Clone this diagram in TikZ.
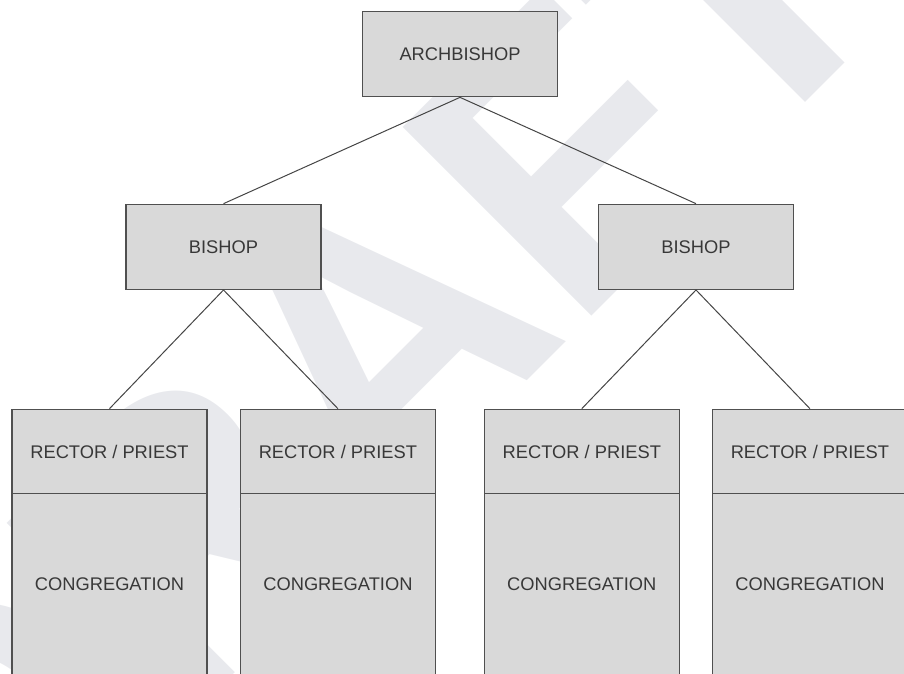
\documentclass[tikz,border=0pt]{standalone}
\usepackage{fontspec}
\setmainfont{Liberation Sans}
\definecolor{boxfill}{HTML}{D9D9D9}
\definecolor{boxline}{HTML}{505050}
\definecolor{inkgray}{HTML}{383838}
\definecolor{linkgray}{HTML}{454545}
\definecolor{wmark}{HTML}{E8E9ED}
\begin{document}
\begin{tikzpicture}[x=1pt,y=-1pt,
  box/.style={draw=boxline, fill=boxfill, line width=1.3pt, inner sep=0pt,
    minimum width=195pt, text=inkgray, font=\fontsize{18.3}{22}\selectfont},
  rankbox/.style={box, minimum height=85pt},
  rectorbox/.style={box, minimum height=84.4pt},
  flockbox/.style={box, minimum height=181.2pt},
  link/.style={draw=linkgray, line width=1pt},
  watermark/.style={anchor=base west, inner sep=0pt, rotate=45, text=wmark,
    font=\bfseries\fontsize{388}{388}\selectfont}]
\useasboundingbox (0,0) rectangle (904,673);
\clip (0,0) rectangle (904,673);

% background stamp
\node[watermark] (draft) at (-21,929) {DRAFT};

% top of the hierarchy
\node[rankbox] (arch) at (460,54.2) {ARCHBISHOP};
\node[rankbox] (bishL) at (223.5,246.8) {BISHOP};
\node[rankbox] (bishR) at (696,246.8) {BISHOP};

% parishes: rector above congregation
\foreach \name/\cx in {p1/109.5, p2/337.9, p3/581.8, p4/809.9} {
  \node[flockbox] (\name c) at (\cx,584.3) {CONGREGATION};
  \node[rectorbox] (\name r) at (\cx,451.5) {RECTOR / PRIEST};
}

% connectors
\draw[link] (arch.south) -- (bishL.north);
\draw[link] (arch.south) -- (bishR.north);
\draw[link] (bishL.south) -- (p1r.north);
\draw[link] (bishL.south) -- (p2r.north);
\draw[link] (bishR.south) -- (p3r.north);
\draw[link] (bishR.south) -- (p4r.north);
\end{tikzpicture}
\end{document}
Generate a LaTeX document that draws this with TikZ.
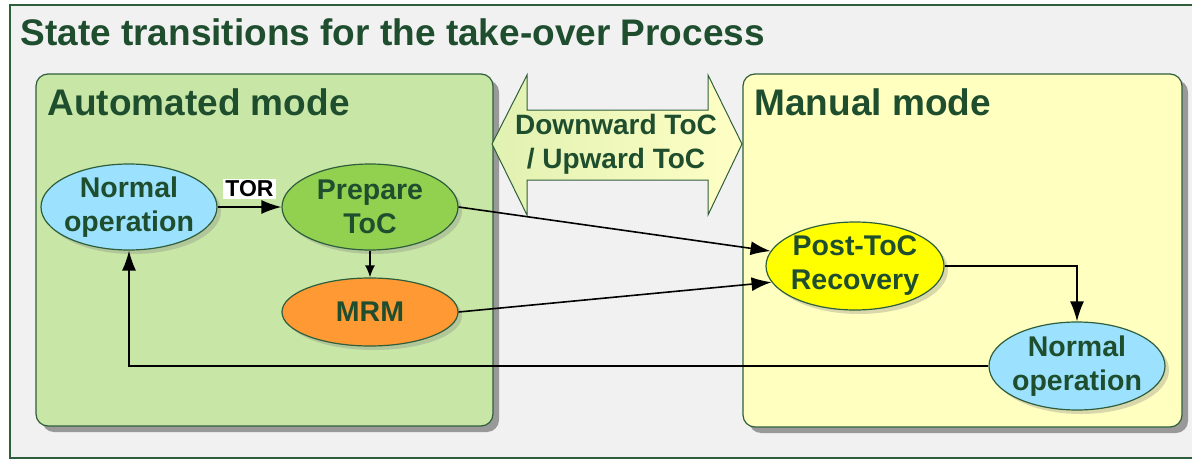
\documentclass[tikz,border=0pt]{standalone}
\usepackage{fontspec}
\setmainfont{Liberation Sans}
\usetikzlibrary{shapes.geometric,shadows,arrows.meta}
\definecolor{txtgreen}{HTML}{1F4E2F}
\definecolor{linegreen}{HTML}{2F5E3C}
\definecolor{autofill}{HTML}{C8E6A5}
\definecolor{manfill}{HTML}{FFFFBF}
\definecolor{framebg}{HTML}{F1F1F1}
\definecolor{normalblue}{HTML}{9CE2FF}
\definecolor{prepgreen}{HTML}{92D050}
\definecolor{mrmorange}{HTML}{FF9933}
\definecolor{postyellow}{HTML}{FFFF00}
\begin{document}
\begin{tikzpicture}[x=1pt,y=-1pt,>={Latex[length=20pt,width=14pt]},
	state/.style={ellipse,draw=linegreen,line width=1.2pt,text=txtgreen,
		font=\fontsize{28.5}{34}\selectfont\bfseries,align=center,
		inner xsep=-15pt,inner ysep=-12pt,
		minimum width=176pt,minimum height=86pt,
		drop shadow={shadow xshift=4pt,shadow yshift=-4pt,opacity=0.3}},
	modebox/.style={draw=linegreen,line width=1.2pt,rounded corners=12pt,
		drop shadow={shadow xshift=6pt,shadow yshift=-6pt,fill=black!40,opacity=1}},
	modetitle/.style={anchor=base west,text=txtgreen,
		font=\fontsize{37}{42}\selectfont\bfseries},
	flow/.style={line width=1.6pt}]
\useasboundingbox (0,0) rectangle (1192,460);
% frame
\draw[fill=framebg,draw=linegreen,line width=1.2pt] (10,5) rectangle (1210,458);
\node[anchor=base west,text=txtgreen,font=\fontsize{37}{42}\selectfont\bfseries]
	(title) at (17,46) {State transitions for the take-over Process};
% the two modes
\draw[modebox,fill=autofill] (36,74) rectangle (493,426);
\draw[modebox,fill=manfill] (743,74) rectangle (1182,427);
\node[modetitle] (auto) at (44,115) {Automated mode};
\node[modetitle] (manual) at (751,115) {Manual mode};
% transition arrow between the modes
\draw[draw=linegreen,line width=1pt,left color=autofill!55!manfill,right color=manfill!90!white]
	(492,144) -- (527,75) -- (527,110) -- (708,110) -- (708,75) -- (742,144)
	-- (708,215) -- (708,180) -- (527,180) -- (527,215) -- cycle;
\node[text=txtgreen,font=\fontsize{28}{34}\selectfont\bfseries,align=center]
	(toc) at (616,144) {Downward ToC\\/ Upward ToC};
% states
\node[state,fill=normalblue] (nleft) at (129,207) {Normal\\operation};
\node[state,fill=prepgreen] (prep) at (370,207) {Prepare\\ToC};
\node[state,fill=mrmorange,minimum height=68pt] (mrm) at (370,312) {MRM};
\node[state,fill=postyellow,minimum width=178pt,minimum height=88pt] (post) at (855,266) {Post-ToC\\Recovery};
\node[state,fill=normalblue,minimum height=88pt] (nright) at (1077,366) {Normal\\operation};
% transitions
\draw[flow,->] (nleft.east) -- (prep.west)
	node[midway,above=7pt,fill=white,inner sep=2pt,font=\fontsize{23}{25}\selectfont\bfseries] (tor) {TOR};
\draw[flow,-{Latex[length=12pt,width=10pt]}] (prep) -- (mrm);
\draw[flow,->] (prep.east) -- (post.170);
\draw[flow,->] (mrm.east) -- (post.191);
\draw[flow,->] (post.east) -| (nright.north);
\draw[flow,->] (nright.west) -| (nleft.south);
\end{tikzpicture}
\end{document}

> _WRITTEN REQUEST_
Of the lines in the material above, state how many contain the string "this"; give no other text.

> _RESULT OF THE EXERCISE_
2